Most digital asset products don’t fail at launch — they fail at scale. This article explains why custody, wallets, and onchain systems break under volume, and how to design products that survive growth.
Most digital asset products work well — until they reach real scale.
A wallet that functions perfectly for thousands of users often fails when it must support millions of transactions, institutional flows, and strict operational controls.
The problem isn’t usually the blockchain.
The problem is infrastructure design.
Blockchains like Ethereum or Solana can process large volumes of transactions.
What usually breaks first is everything around the chain:
wallet infrastructure
signing architecture
policy enforcement
operational workflows
liquidity management
Digital asset platforms are not just wallets.

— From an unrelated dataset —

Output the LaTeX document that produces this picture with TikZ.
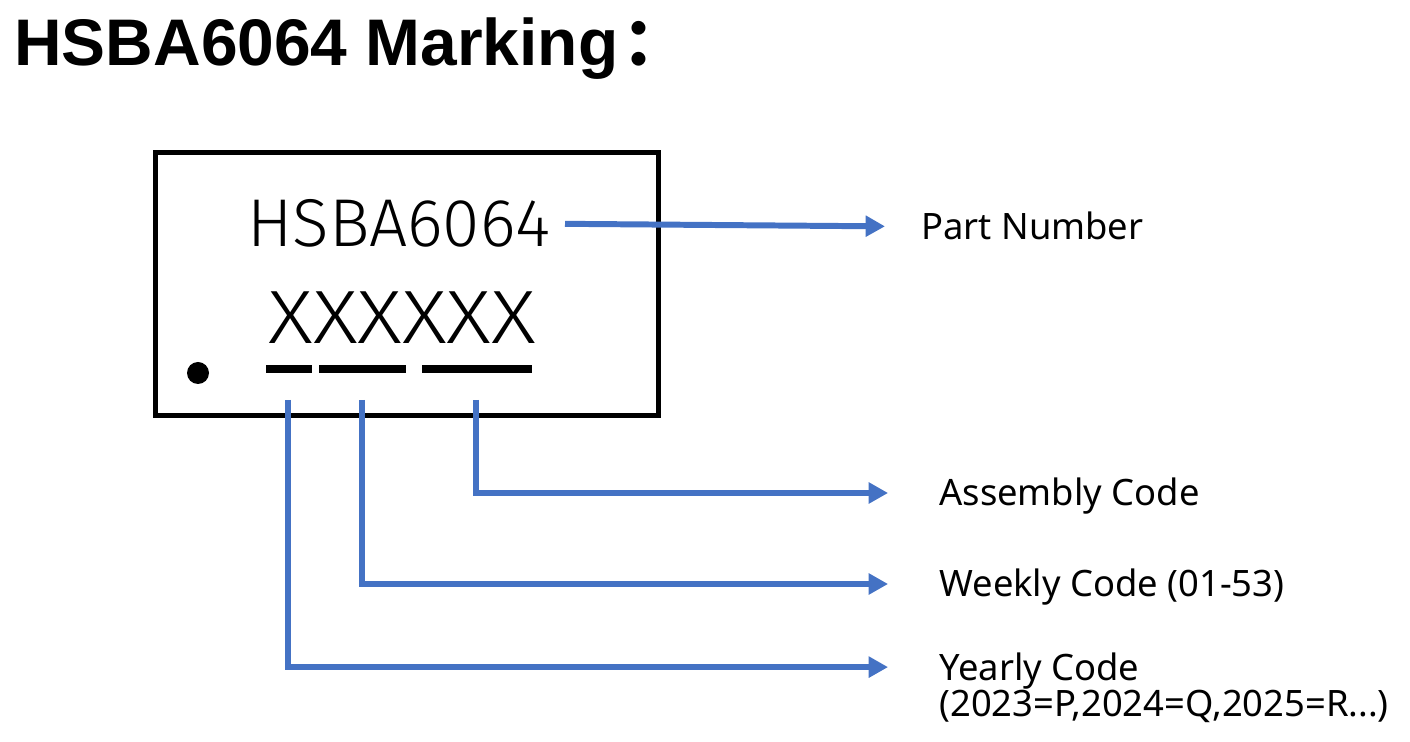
\documentclass[tikz,border=0pt]{standalone}
\usepackage{fontspec}
\usepackage{tikz}
\usetikzlibrary{positioning,arrows.meta}
\setmainfont{Noto Sans}
\newfontfamily\titlefont{Liberation Sans}
\newfontfamily\cjk{Noto Sans CJK SC}
\newfontfamily\chipfont{Fira Sans Light}
\definecolor{markblue}{RGB}{68,114,196}
\tikzset{
  link/.style={draw=markblue, line width=3.4pt, -{Triangle[length=11pt,width=11.5pt]}},
  lbl/.style={inner sep=0pt, font=\fontsize{20.7}{21}\selectfont, align=left},
  bar/.style={line width=4pt}
}
\begin{document}
\begin{tikzpicture}[x=0.02cm, y={(0,-0.02cm)}]
            \useasboundingbox (0,0) rectangle (1410,742);
            % title
            \node[inner sep=0pt, anchor=base west] (title) at (14,66)
              {\titlefont\bfseries\fontsize{37.5}{40}\selectfont HSBA6064 Marking{\cjk\hspace{2pt}：}};
            % chip outline
            \draw[line width=2.85pt] (155.5,152.5) rectangle (658.5,415.5);
            \fill (198,373) circle (11);
            \node[inner sep=0pt, anchor=base west] (pnum) at (247,247)
              {\chipfont\fontsize{38.5}{40}\selectfont HSBA6064};
            \node[inner sep=0pt, anchor=base west] (code) at (268,344)
              {\chipfont\fontsize{43}{45}\selectfont\scalebox{1.15}[1]{XXXXXX}};
            \draw[bar] (266,369) -- (312,369);
            \draw[bar] (319,369) -- (406,369);
            \draw[bar] (422,369) -- (532,369);
            % labels
            \node[lbl, anchor=base west] (part) at (921,240) {Part Number};
            \node[lbl, anchor=base west] (asm) at (939,506) {Assembly Code};
            \node[lbl, anchor=base west] (week) at (939,597) {Weekly Code (01-53)};
            \node[lbl, anchor=base west] (year) at (939,717) {Yearly Code\\(2023=P,2024=Q,2025=R...)};
            \coordinate (yr) at (288,400);
            \coordinate (wk) at (362,400);
            \coordinate (as) at (476,400);
            \draw[link] ([xshift=8pt]pnum.east) -- ([xshift=-20.5pt]part.west);
            \draw[link] (as) |- ([xshift=-29pt,yshift=7.4pt]asm.base west);
            \draw[link] (wk) |- ([xshift=-29pt,yshift=7.4pt]week.base west);
            \draw[link] (yr) |- ([xshift=-29pt,yshift=28.4pt]year.base west);
        \end{tikzpicture}
\end{document}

They are financial infrastructure systems.
Many systems rely on centralized signing services.
At scale, signing becomes the critical bottleneck:
queue congestion
delayed withdrawals
operational risk during peak demand
Without distributed signing or MPC-style systems, throughput collapses.
Retail wallets are simple.
Institutional wallets are not.
They require:
multi-level approvals
policy engines
risk scoring
compliance checks
When these controls are added as afterthoughts, systems become fragile and slow.
Large platforms operate multiple wallet layers:
hot wallets
warm wallets
cold storage
Poor orchestration between these layers creates:
delayed withdrawals
capital inefficiency
operational risk
Liquidity management becomes a real-time infrastructure problem.
At institutional scale, digital asset infrastructure must support:
high-volume transaction flows
governance-aware approvals
operational monitoring
regulatory controls
This turns a simple wallet system into something closer to banking infrastructure.
Building digital asset infrastructure that survives scale requires:
clear separation of wallet tiers (hot / warm / cold)
policy-driven transaction orchestration
resilient signing infrastructure
operational monitoring and failure-mode design
Most products fail because these requirements are added after the system is already live.
At that point, redesign becomes extremely difficult.
Digital asset products are evolving.
The next generation of platforms will not compete on UI features.
They will compete on infrastructure quality.
Because at scale, the difference between success and failure is rarely the blockchain itself.
It’s the architecture built around it.